A Bayesian network, introduced by Judea Pearl in Probabilistic Reasoning in Intelligent Systems (1988), is a directed acyclic graph (DAG) whose nodes are random variables and whose edges represent direct conditional dependencies. Each node has a conditional probability table (or, for continuous variables, a conditional density) specifying its distribution given its parents. The joint distribution factorises as the product of these conditionals.

Bayesian networks compactly encode the conditional independencies of a joint distribution: a variable is conditionally independent of its non-descendants given its parents. Inference, computing posterior distributions of unobserved variables given evidence, can in some structures be performed efficiently by Pearl's belief propagation algorithm; for general structures it is NP-hard, motivating approximate methods including loopy belief propagation, variational inference, and Markov chain Monte Carlo.

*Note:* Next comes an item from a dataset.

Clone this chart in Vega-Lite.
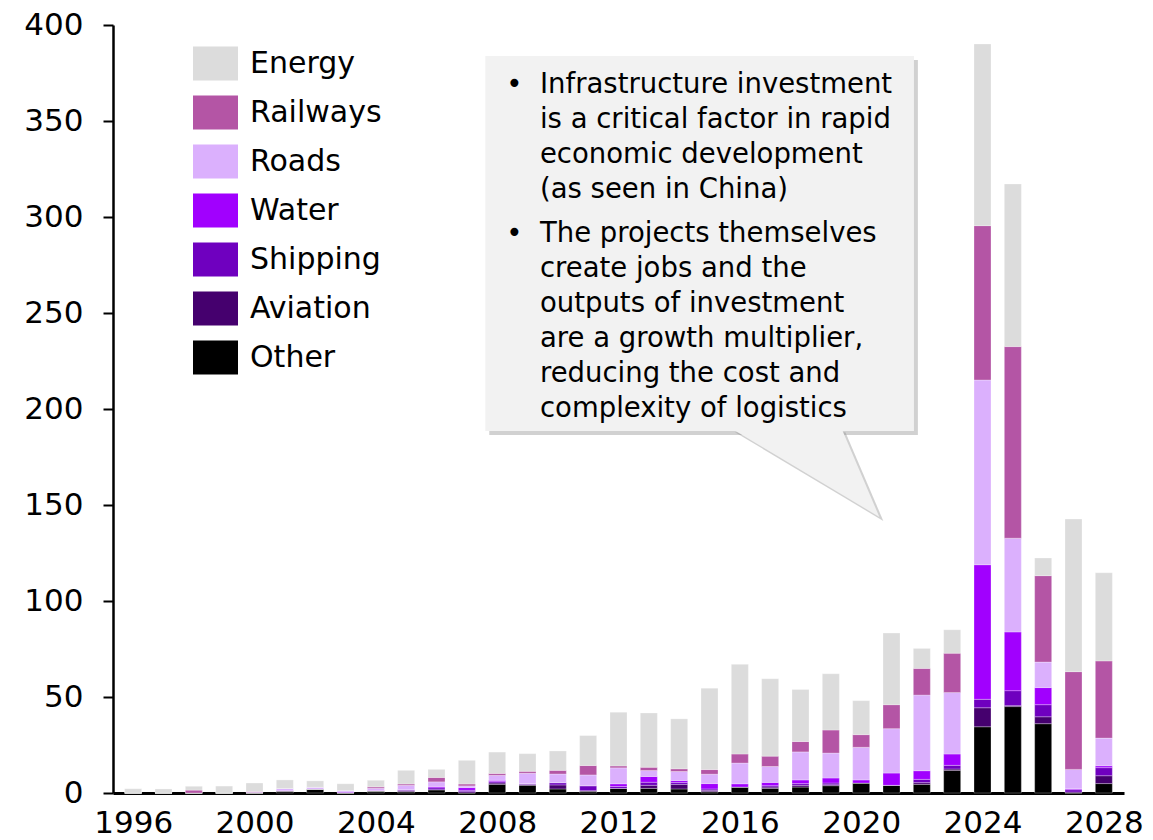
{
  "$schema": "https://vega.github.io/schema/vega-lite/v6.json",
  "width": 1011,
  "height": 768,
  "autosize": {"type": "none"},
  "padding": {"left": 113, "top": 25, "right": 29, "bottom": 47},
  "config": {"view": {"stroke": null}, "font": "DejaVu Sans", "background": "white"},
  "layer": [
    {
      "data": {"values": [
        {"year": 1996, "Other": 0, "Aviation": 0, "Shipping": 0, "Water": 0, "Roads": 0, "Railways": 0, "Energy": 2.2},
        {"year": 1997, "Other": 0, "Aviation": 0, "Shipping": 0, "Water": 0, "Roads": 0, "Railways": 0, "Energy": 2.1},
        {"year": 1998, "Other": 0, "Aviation": 0, "Shipping": 0, "Water": 0, "Roads": 0, "Railways": 1.5, "Energy": 2.0},
        {"year": 1999, "Other": 0, "Aviation": 0, "Shipping": 0, "Water": 0, "Roads": 0, "Railways": 0, "Energy": 3.6},
        {"year": 2000, "Other": 0, "Aviation": 0, "Shipping": 0, "Water": 0, "Roads": 0.4, "Railways": 0.4, "Energy": 4.4},
        {"year": 2001, "Other": 1.0, "Aviation": 0, "Shipping": 0, "Water": 0.3, "Roads": 1.0, "Railways": 0, "Energy": 4.5},
        {"year": 2002, "Other": 2.0, "Aviation": 0, "Shipping": 0, "Water": 0, "Roads": 1.0, "Railways": 0, "Energy": 3.3},
        {"year": 2003, "Other": 0, "Aviation": 0, "Shipping": 0, "Water": 0.4, "Roads": 0.8, "Railways": 0, "Energy": 3.6},
        {"year": 2004, "Other": 1.0, "Aviation": 0, "Shipping": 0, "Water": 0.3, "Roads": 1.2, "Railways": 0.7, "Energy": 3.4},
        {"year": 2005, "Other": 0.7, "Aviation": 0.5, "Shipping": 0.5, "Water": 0, "Roads": 2.3, "Railways": 0.7, "Energy": 7.1},
        {"year": 2006, "Other": 1.7, "Aviation": 0, "Shipping": 1.0, "Water": 0.7, "Roads": 2.4, "Railways": 2.3, "Energy": 4.2},
        {"year": 2007, "Other": 0, "Aviation": 0.7, "Shipping": 0.7, "Water": 1.4, "Roads": 0.9, "Railways": 1.0, "Energy": 12.3},
        {"year": 2008, "Other": 4.5, "Aviation": 0.7, "Shipping": 0.7, "Water": 0.7, "Roads": 2.6, "Railways": 1.0, "Energy": 11.1},
        {"year": 2009, "Other": 4.0, "Aviation": 0.4, "Shipping": 0.5, "Water": 0, "Roads": 5.4, "Railways": 1.0, "Energy": 9.2},
        {"year": 2010, "Other": 2.1, "Aviation": 2.1, "Shipping": 1.2, "Water": 0, "Roads": 4.5, "Railways": 1.9, "Energy": 10.1},
        {"year": 2011, "Other": 0.9, "Aviation": 0.3, "Shipping": 2.6, "Water": 0, "Roads": 5.6, "Railways": 4.9, "Energy": 15.6},
        {"year": 2012, "Other": 2.4, "Aviation": 0, "Shipping": 1.0, "Water": 1.4, "Roads": 8.3, "Railways": 1.0, "Energy": 28.0},
        {"year": 2013, "Other": 2.4, "Aviation": 1.6, "Shipping": 1.6, "Water": 3.0, "Roads": 3.1, "Railways": 1.7, "Energy": 28.3},
        {"year": 2014, "Other": 2.1, "Aviation": 2.4, "Shipping": 1.0, "Water": 1.0, "Roads": 4.7, "Railways": 1.4, "Energy": 26.0},
        {"year": 2015, "Other": 0.7, "Aviation": 0.7, "Shipping": 0.7, "Water": 2.8, "Roads": 4.9, "Railways": 2.4, "Energy": 42.4},
        {"year": 2016, "Other": 3.1, "Aviation": 0, "Shipping": 0, "Water": 1.7, "Roads": 10.8, "Railways": 4.7, "Energy": 46.7},
        {"year": 2017, "Other": 2.4, "Aviation": 0.7, "Shipping": 0.7, "Water": 1.7, "Roads": 8.3, "Railways": 5.4, "Energy": 40.3},
        {"year": 2018, "Other": 3.1, "Aviation": 0.9, "Shipping": 0.9, "Water": 1.9, "Roads": 14.6, "Railways": 5.4, "Energy": 27.1},
        {"year": 2019, "Other": 3.8, "Aviation": 0.5, "Shipping": 0.9, "Water": 2.6, "Roads": 13.0, "Railways": 12.0, "Energy": 29.3},
        {"year": 2020, "Other": 5.2, "Aviation": 0, "Shipping": 0, "Water": 1.6, "Roads": 17.0, "Railways": 6.6, "Energy": 17.7},
        {"year": 2021, "Other": 4.0, "Aviation": 0, "Shipping": 0, "Water": 6.4, "Roads": 23.1, "Railways": 12.5, "Energy": 37.3},
        {"year": 2022, "Other": 4.5, "Aviation": 0.9, "Shipping": 1.7, "Water": 4.5, "Roads": 39.4, "Railways": 13.9, "Energy": 10.4},
        {"year": 2023, "Other": 11.8, "Aviation": 0.7, "Shipping": 1.9, "Water": 5.9, "Roads": 32.0, "Railways": 20.5, "Energy": 12.2},
        {"year": 2024, "Other": 34.5, "Aviation": 9.9, "Shipping": 4.4, "Water": 70.1, "Roads": 96.2, "Railways": 80.4, "Energy": 94.6},
        {"year": 2025, "Other": 45.0, "Aviation": 0.5, "Shipping": 7.8, "Water": 30.6, "Roads": 48.8, "Railways": 99.8, "Energy": 84.7},
        {"year": 2026, "Other": 36.1, "Aviation": 3.6, "Shipping": 6.3, "Water": 8.9, "Roads": 13.3, "Railways": 45.0, "Energy": 9.2},
        {"year": 2027, "Other": 0, "Aviation": 0.5, "Shipping": 1.2, "Water": 0.5, "Roads": 10.1, "Railways": 50.9, "Energy": 79.5},
        {"year": 2028, "Other": 4.9, "Aviation": 4.1, "Shipping": 4.2, "Water": 1.0, "Roads": 14.4, "Railways": 40.2, "Energy": 45.9}
      ]},
      "transform": [
        {"fold": ["Other", "Aviation", "Shipping", "Water", "Roads", "Railways", "Energy"], "as": ["sector", "value"]},
        {"calculate": "indexof(['Other','Aviation','Shipping','Water','Roads','Railways','Energy'], datum.sector)", "as": "stackOrder"}
      ],
      "mark": {"type": "bar", "width": 17, "stroke": "white", "strokeWidth": 0.4, "strokeOpacity": 0.7},
      "encoding": {
        "x": {
          "field": "year", "type": "quantitative",
          "scale": {"domain": [1995.5, 2028.5], "nice": false, "zero": false},
          "axis": {
            "values": [1996, 2000, 2004, 2008, 2012, 2016, 2020, 2024, 2028],
            "format": "d", "ticks": false, "grid": false, "title": null,
            "domainColor": "black", "domainWidth": 3,
            "labelFontSize": 31, "labelColor": "black", "labelPadding": 15,
            "labelFlush": false, "labelOverlap": false, "labelBound": false, "labelFont": "DejaVu Sans"
          }
        },
        "y": {
          "field": "value", "type": "quantitative", "stack": "zero",
          "scale": {"domain": [0, 400], "nice": false},
          "axis": {
            "values": [0, 50, 100, 150, 200, 250, 300, 350, 400],
            "grid": false, "title": null,
            "domainColor": "black", "domainWidth": 2.5,
            "tickColor": "black", "tickWidth": 2, "tickSize": 10,
            "labelFontSize": 31, "labelColor": "black", "labelPadding": 20, "labelFont": "DejaVu Sans"
          }
        },
        "color": {
          "field": "sector", "type": "nominal",
          "scale": {
            "domain": ["Energy", "Railways", "Roads", "Water", "Shipping", "Aviation", "Other"],
            "range": ["#dcdcdc", "#b455a5", "#dbb0fd", "#a100fe", "#6f00bf", "#45006e", "#000000"]
          },
          "legend": {
            "orient": "none", "legendX": 80, "legendY": 16, "title": null,
            "symbolType": "M-1,-0.756L1,-0.756L1,0.756L-1,0.756Z", "symbolSize": 2025,
            "symbolStrokeWidth": 0, "symbolOpacity": 1,
            "labelFontSize": 30, "labelColor": "black", "labelOffset": 12, "labelFont": "DejaVu Sans",
            "rowPadding": 9
          }
        },
        "order": {"field": "stackOrder", "type": "quantitative", "sort": "ascending"}
      }
    },
    {
      "data": {"values": [{}]},
      "mark": {"type": "rect", "color": "#8c8c8c", "opacity": 0.4},
      "encoding": {
        "x": {"datum": 2007.74}, "x2": {"datum": 2021.87},
        "y": {"datum": 381.8}, "y2": {"datum": 186.4}
      }
    },
    {
      "data": {"values": [
        {"px": 2015.84, "top": 187.9, "bot": 187.9},
        {"px": 2019.48, "top": 187.9, "bot": 153.5},
        {"px": 2020.73, "top": 141.7, "bot": 141.7}
      ]},
      "mark": {"type": "area", "color": "#8c8c8c", "opacity": 0.4},
      "encoding": {
        "x": {"field": "px", "type": "quantitative"},
        "y": {"field": "top", "type": "quantitative"},
        "y2": {"field": "bot"}
      }
    },
    {
      "data": {"values": [{}]},
      "mark": {"type": "rect", "color": "#f2f2f2", "opacity": 1},
      "encoding": {
        "x": {"datum": 2007.61}, "x2": {"datum": 2021.74},
        "y": {"datum": 383.9}, "y2": {"datum": 188.5}
      }
    },
    {
      "data": {"values": [
        {"px": 2015.71, "top": 190, "bot": 190},
        {"px": 2019.35, "top": 190, "bot": 155.6},
        {"px": 2020.6, "top": 143.75, "bot": 143.75}
      ]},
      "mark": {"type": "area", "color": "#f2f2f2", "opacity": 1},
      "encoding": {
        "x": {"field": "px", "type": "quantitative"},
        "y": {"field": "top", "type": "quantitative"},
        "y2": {"field": "bot"}
      }
    },
    {
      "data": {"values": [{}]},
      "mark": {"type": "text", "text": ["Infrastructure investment", "is a critical factor in rapid", "economic development", "(as seen in China)"], "align": "left", "baseline": "alphabetic", "fontSize": 27.5, "lineHeight": 35, "font": "DejaVu Sans", "color": "black"},
      "encoding": {"x": {"datum": 2009.41}, "y": {"datum": 364.6}}
    },
    {
      "data": {"values": [{}]},
      "mark": {"type": "text", "text": ["The projects themselves", "create jobs and the", "outputs of investment", "are a growth multiplier,", "reducing the cost and", "complexity of logistics"], "align": "left", "baseline": "alphabetic", "fontSize": 27.5, "lineHeight": 35, "font": "DejaVu Sans", "color": "black"},
      "encoding": {"x": {"datum": 2009.41}, "y": {"datum": 287.0}}
    },
    {
      "data": {"values": [{"b": "•", "yy": 364.6}, {"b": "•", "yy": 287.0}]},
      "mark": {"type": "text", "align": "left", "baseline": "alphabetic", "fontSize": 27.5, "font": "DejaVu Sans", "color": "black"},
      "encoding": {"x": {"datum": 2008.3}, "y": {"field": "yy", "type": "quantitative"}, "text": {"field": "b"}}
    }
  ]
}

The framework reshaped both AI and statistics. Hidden Markov models are Bayesian networks with a particular sequential structure; Kalman filters are continuous Bayesian networks for linear-Gaussian dynamics; probabilistic relational models, dynamic Bayesian networks and latent Dirichlet allocation are all instances of the framework. In the 2000s, Bayesian networks dominated AI's treatment of uncertainty before being partly displaced by deep learning's implicit, learned representations of probability.

Pearl's later work extended the framework to causal inference: with the addition of an intervention operator (the do-operator), Bayesian networks become structural causal models capable of representing causation rather than mere correlation.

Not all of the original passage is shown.